When we notice these recurring patterns, we gain power over
them.
A fixed view of personality can lead to resignation: “That’s
just how I am.” A dynamic view creates opportunity: “This is what I tend to do,
and I can change it.”
That is where personal agency begins. We do not need to
erase our personality. We need to understand it well enough to guide it. If you
know stress makes you impatient, you can pause before reacting. If you know
structure improves your focus, you can build routines. If you know certain
people trigger anger or insecurity, you can prepare yourself differently.

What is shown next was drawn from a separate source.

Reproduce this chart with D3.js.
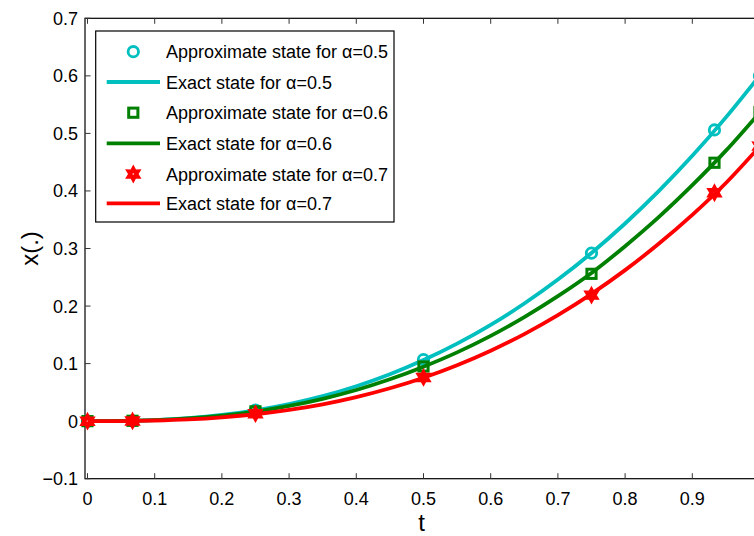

So Bob may not be seeing a completely “new” Harry. He may be
seeing Harry under new pressures, in a new life stage, expressing parts of
himself that were always there but now showing differently, perhaps more
intensely or more frequently.
The same is true for all of us. We are not statues carved in
stone. We are patterns in motion.
Cognitive freedom comes from learning to read those
patterns—moment by moment, situation by situation—until they become tools
instead of blind forces.
As is obvious, I tend to endorse and accept the Colin J. Lee and Emorie D. Beck study results—for now. I am inclined to believe that every person exhibits their own multivariate “signature”—a recurring pattern of personality expressions that shifts with context but remains recognizably theirs. However, the particulars of the study warrant careful consideration. Although it was conducted drawing on more than fifteen thousand momentary reports from two undergraduate samples and used experimental modeling, the limited study sample and limited age range makes replication and use of diverse research participants essential.